Make earning XP intuitive. Posting, replying, and sharing resources should be the obvious routes to points. And keep rewards light and fun. Titles like “Forum Hero” or “Helpful Hacker” can add personality without needing complicated mechanics.

Use visual cues so achievements feel real: progress bars, badge icons, and a quick “XP earned” activity feed. When people can see progress instantly, they’re more likely to come back and try again.

At the end of the day, the best XP system feels like encouragement. It’s not about turning the forum into a game. It’s about making helpful participation easier to notice, reward, and repeat.

FAQs


XP points encourage participation by giving members an immediate, visible reward for contributing. When people can track progress (and see what actions earn points), they’re more likely to post replies, ask better questions, and share useful resources—because effort feels recognized.
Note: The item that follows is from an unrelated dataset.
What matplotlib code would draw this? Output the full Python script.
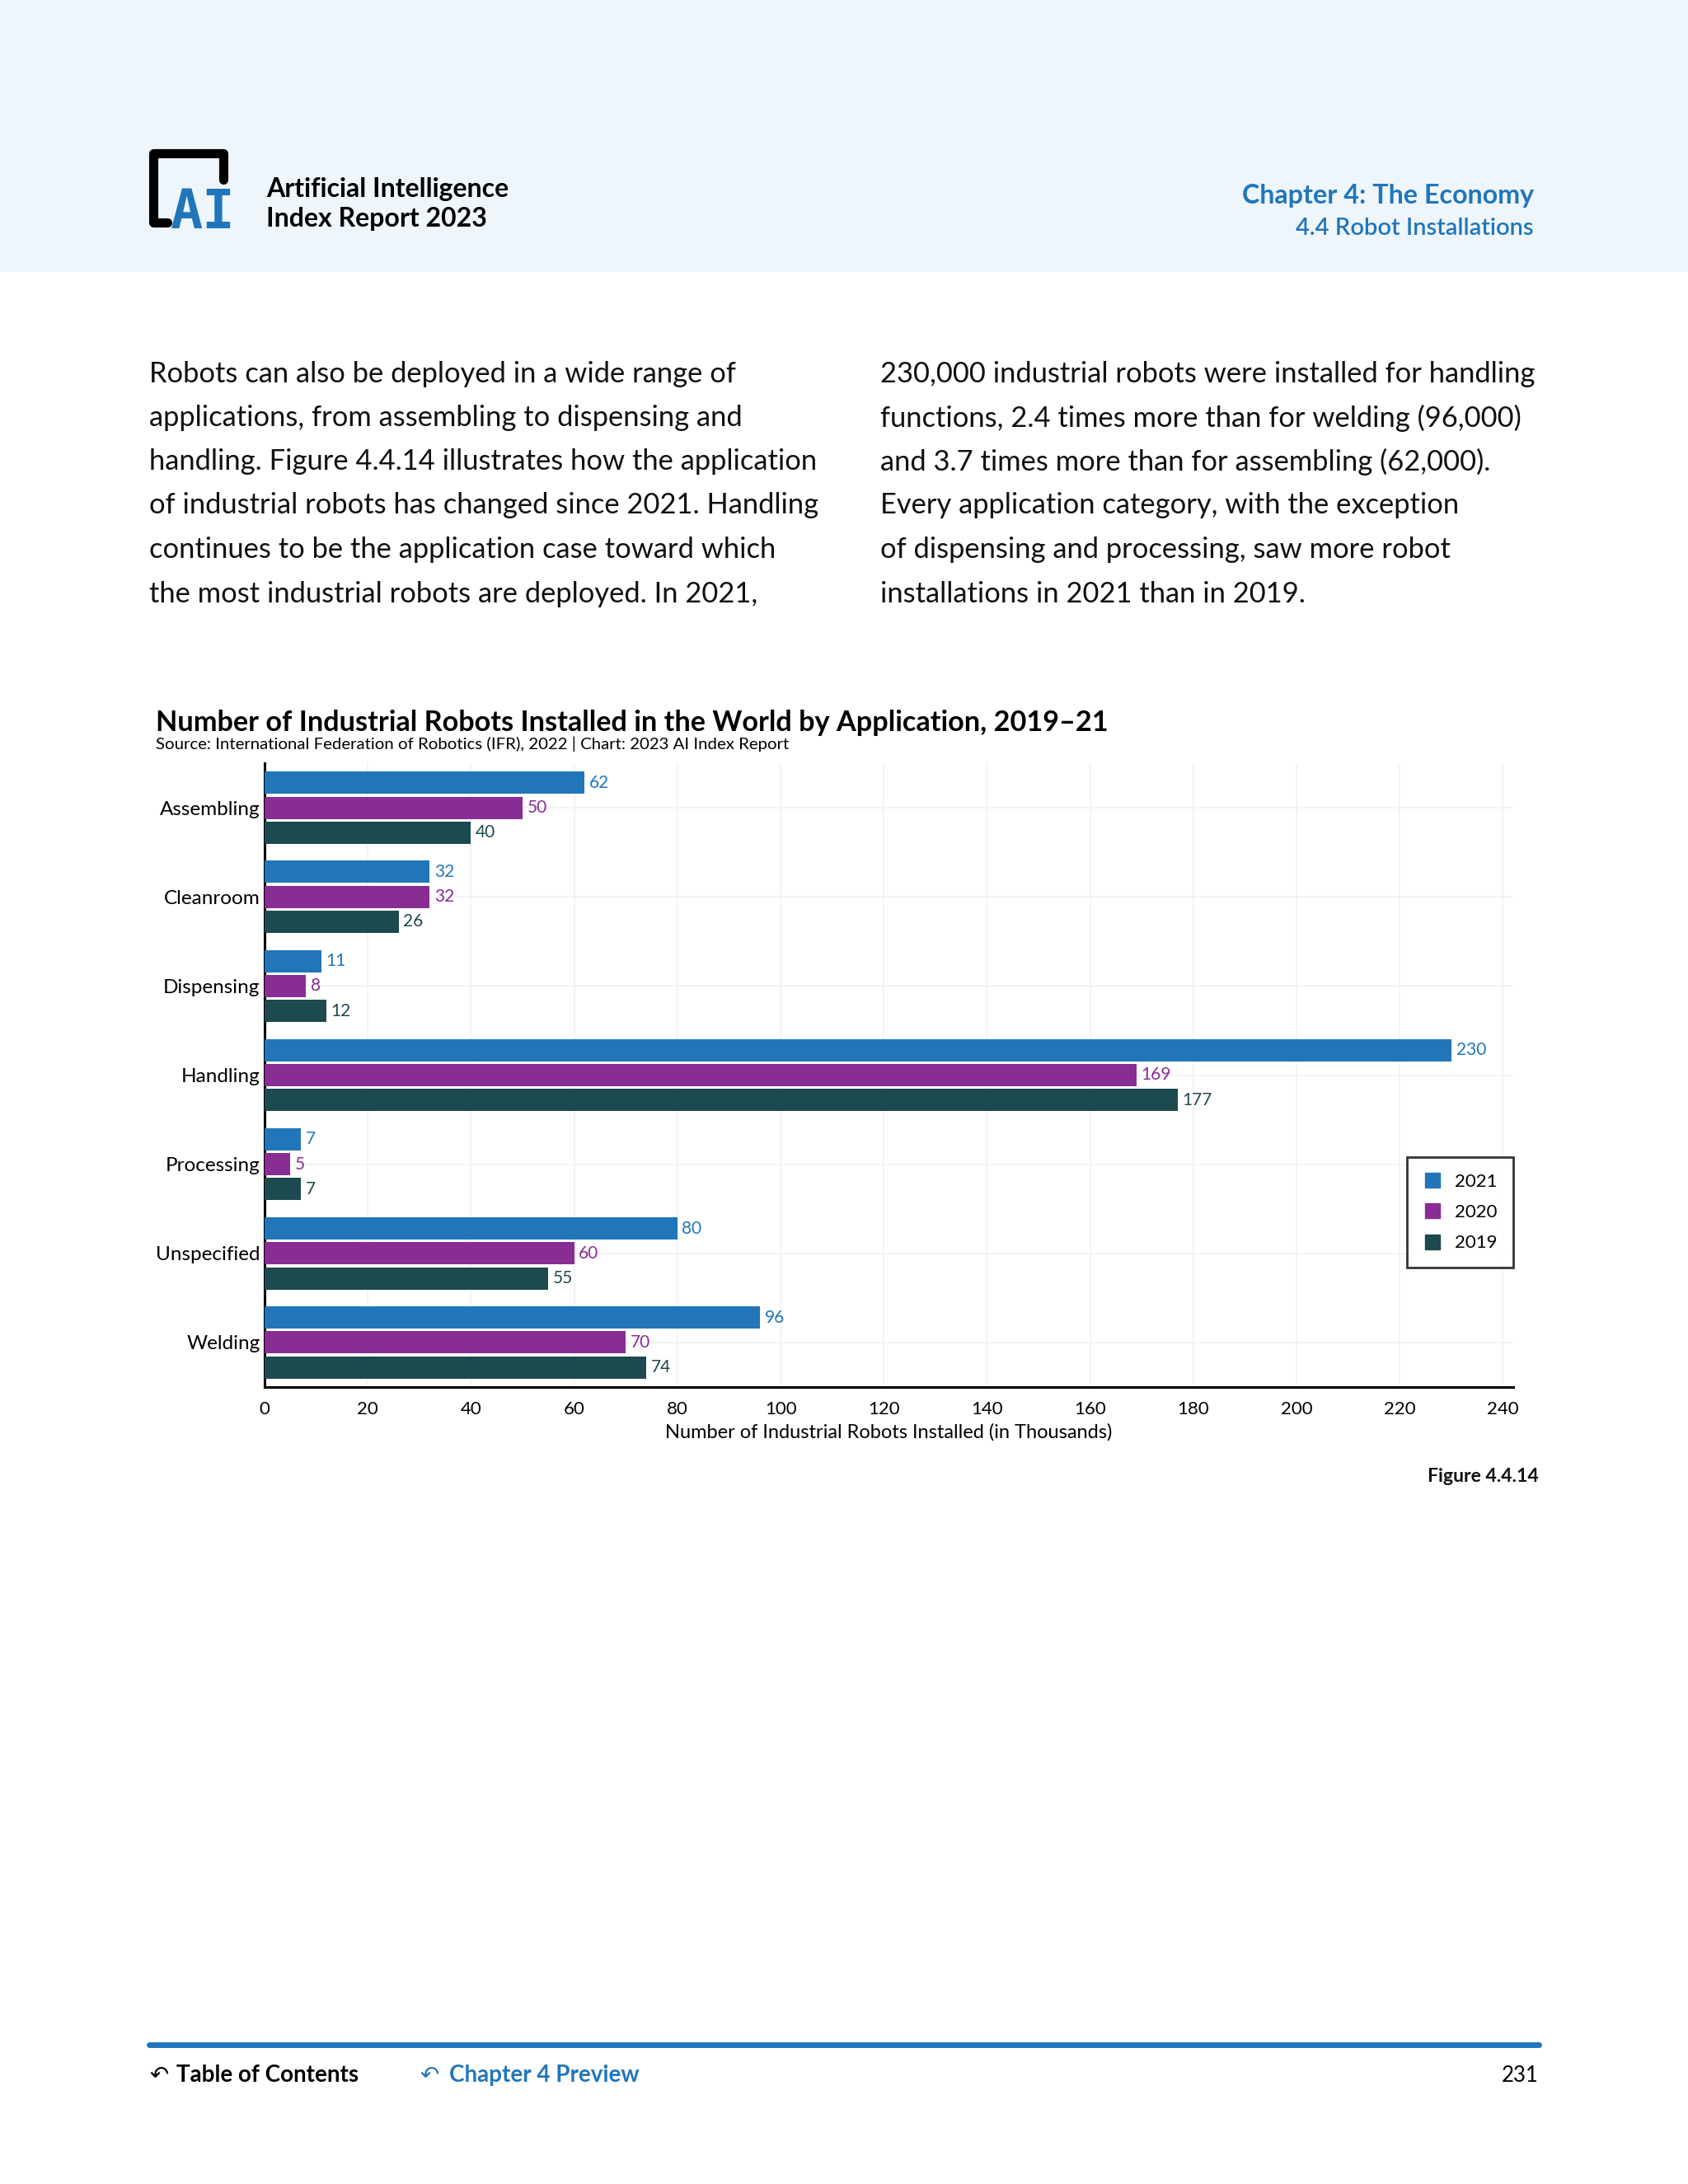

Good criteria are specific and behavior-based: posting original content, replying with helpful answers, initiating discussions, providing useful feedback, and sharing resources with context. The clearer the action + point value, the easier it is for members to understand how to earn XP (and avoid spammy behavior).


XP points track ongoing activity and progress, while badges provide visible recognition at milestones. Together, they motivate users both ways: XP makes the next step clear, and badges give them something to show off on their profile.


Leaderboards can boost participation by adding a light competitive element. They highlight top contributors and can motivate others to improve. That said, I recommend using them carefully—milestone badges and quality-based XP often feel more welcoming to newcomers than ranking alone.